配列に含まれる各要素に対して処理を行う場合の記述方法にはいくつかのバリエーションがあります。
(対象は配列に限りませんが・・・)
自分ではCやC++などの言語に慣れているので、
何も考えなければ for ループなどで書こうとするのですが、
パイプラインを使った方が簡潔に記述できる場合があります。
Foreach-Object に % という短く書ける alias が用意されているくらいですから、
PowerShell の作者にはパイプラインをどんどん使って欲しいという
意図もあるのかもしれません。
ここでは、例としてすべての要素に対して同じ処理を行うのではなく、先頭要素にのみ別の処理を行う場合を取り上げてみます。
'testad.example.co.jp'
のような文字列が変数 $adserver に与えられて、そこから
LDAP://testad/cn=Computers,DC=example,DC=net
という文字列を生成し変数 $tgtstr に格納する場合を例にとります。
私のようにパイプに慣れていない場合には、たとえば次のような記述が思い浮かびます。
$words = $adserver.split('.')
$tgtstr = "LDAP://{0}/cn=Computers" -f $words[0]
for ($idx = 1; $idx -lt $words.count; $idx++)
{
$tgtstr += ",DC={0}" -f $words[$idx]
}
splitでピリオドを区切りとして分割された各単語要素は変数 $words に文字列配列として格納されます。先頭要素にインデックス0でアクセスして個別の処理を行い、1から最後までの$wordsの各要素にインデックス番号でアクセスしながら先頭とは別の共通処理を行います。これで動作としては問題ないのですが、インデックス用の変数 $idx を使うところが冗長に思えます。そこで、配列の先頭以外の要素をパイプラインに流して処理する方法を用いると次のように記述することができます。

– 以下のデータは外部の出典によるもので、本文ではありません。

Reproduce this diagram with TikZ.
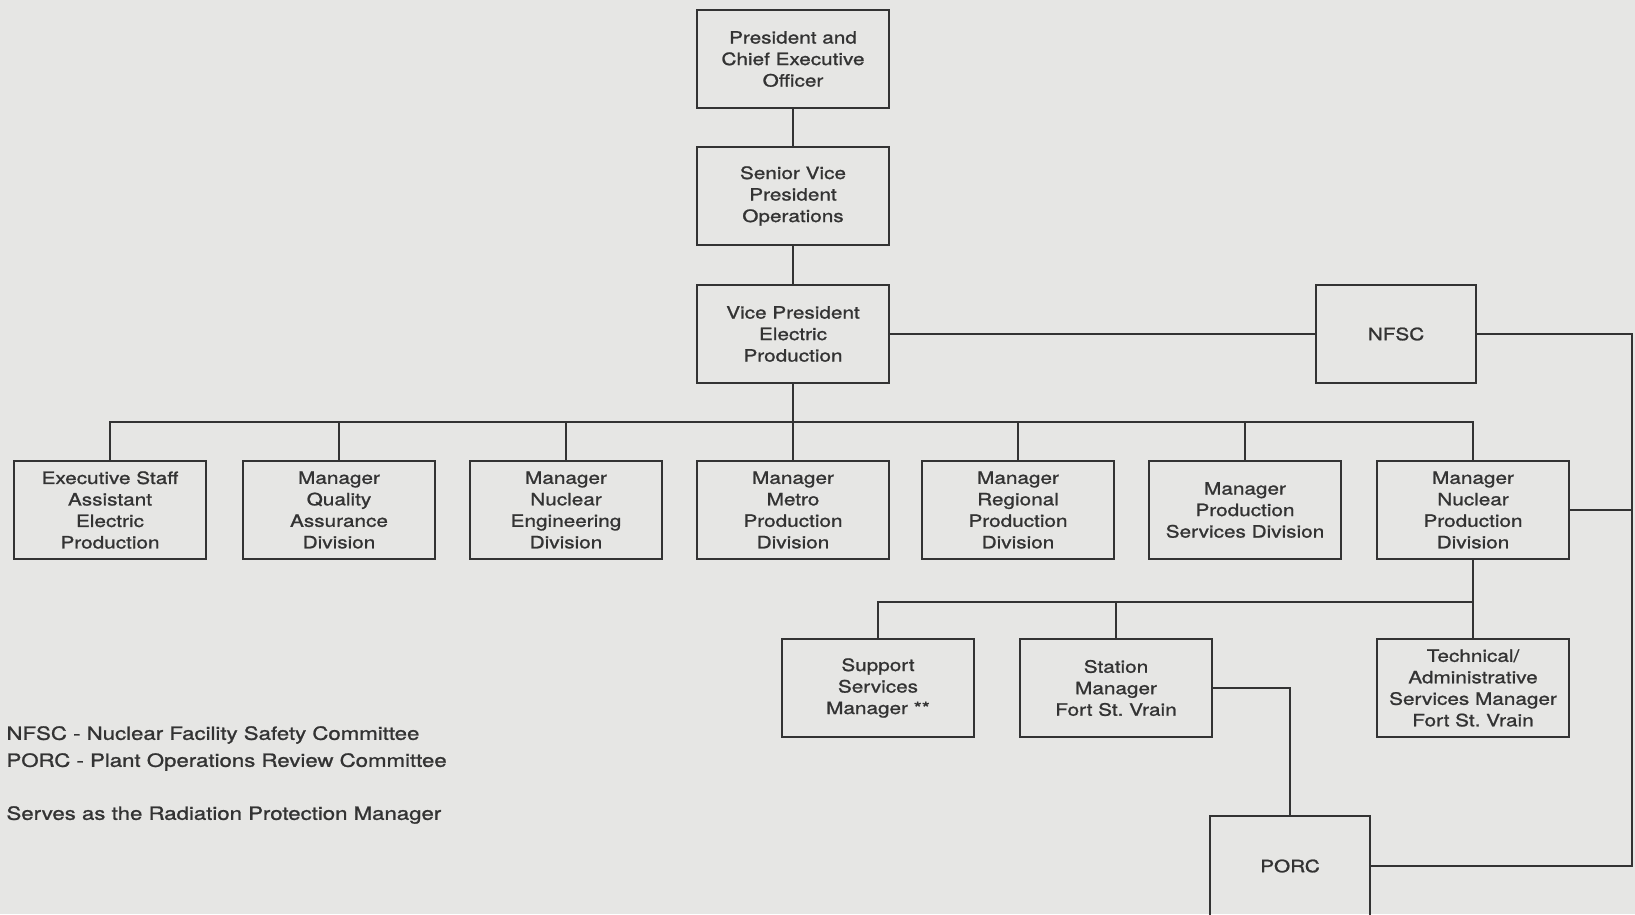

$words = $adserver.split('.')
$tgtstr = "LDAP://{0}/cn=Computers" -f $words[0]
$words[1..($words.length – 1)] | % { $tgtstr += ",DC={0}" -f $_ }
パイプ記号 | の後ろの % は ForEach-Object コマンドレットの別名です。この例のように先頭要素を省くのではなく、先頭から指定個数要素のみを処理する場合や末尾から指定個数要素のみを処理する場合には、流す側の配列インデックスでの指定を行わなくとも、Select-Object の First および Last パラメターで指定することも可能です。
PS >1,2,3,4,5 | select -First 3 | % { Write-Host $_ }
1
2
3
PS>
また Where-Object を用いて何かの条件で対象を選別することも可能です。
PS >1,2,3,4,5,6 | where { $_ % 3 -eq 0 } | % { Write-Host $_ }
3
6
PS>
さらに分割した文字列要素を変数 $words にいったん格納することも避けるためには次のような記述も可能です。
$adserver.split('.') | % -begin {$tgtstr = ''} `
{
if ($tgtstr -ne '') {$tgtstr += ",DC={0}" -f $_}
else {$tgtstr = "LDAP://{0}/cn=Computers" -f $_}
}
-begin で指定される ForEach-Object コマンドレットのパイプライン初期化時に実行されるスクリプトブロックにおいて出力用変数 $tgtstr の初期化を行います。それに続く、各要素ごとに実行されるスクリプトブロックの初回においては $tgtstr が空白なのでifによる判別で LDAP で始まる部分を生成する先頭要素固有の処理が実行され、それ以降は共通の処理が繰り返されることになります。
ただし最後の記述例とその前の記述例のどちらが望ましいかは、条件によって異なると考えられます。この例の場合であれば差がないでしょうが、大きなファイルからデータを読み込むような場合には、すべてメモリ上に読み終わってからそれ以降の処理が行われるか、逐次的に処理が行われるかの差が発生する場合があるのかな?